I have had depression on and off since my early twenties but managed it mostly.  Over the last years it has now been joined by severe anxiety and I have a PTSD form what happened to me.

i don’t see many friends as I have come to dread going out. So I manage a lot a lone


be careful not to cut yourself off from everyone who cares for you. Let yourself adjust to your new situation.  Don’t make any other major decisions for at least a year.  

You have to let the grief for this life change settle and pass.

dont worry about the smoking just now, just monitor how much. You can stop again when you feel better.  The bottle is not a good solution so good on you.. alcohol only makes you feel better for a few hours and then you feel worse again.

rest but don’t become a bed bug. Find one person in that family of yours that you can really talk to, one who will not judge and just tell you how lucky you are to have retired. Someone who will listen and nurture you keep in touch with even one friend even if just by sms.

do you have pets? Or would like one? They are great company, but not for everyone.

if I can help or offer support I will be here

thank you for posting 


Re: Depression

Thank you for your support 

Re: Depression

Many thanks. 

Re: Depression

Thank you for your thoughts 

Re: Depression

Thank you for your reply. I do try to talk to my partner but am cautious as to how much I express so as to avoid causing hurt.
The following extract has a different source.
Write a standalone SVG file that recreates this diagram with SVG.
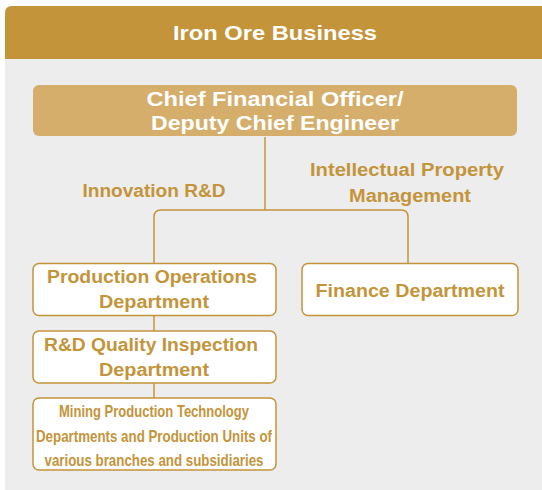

My employer is making things difficult for a smooth transition to retirement with policies and caveats as a Military person.  I am hoping for decisions to be made late next week and fingers crossed it will be a load off my shoulders but it could go 'pear shaped'. Having no control after over 40 years of loyal service and just becoming a number in a pile of paperwork hurts. Only time will tell now. Thank you again for your support and if I can assist you in any way, I'll be here for you.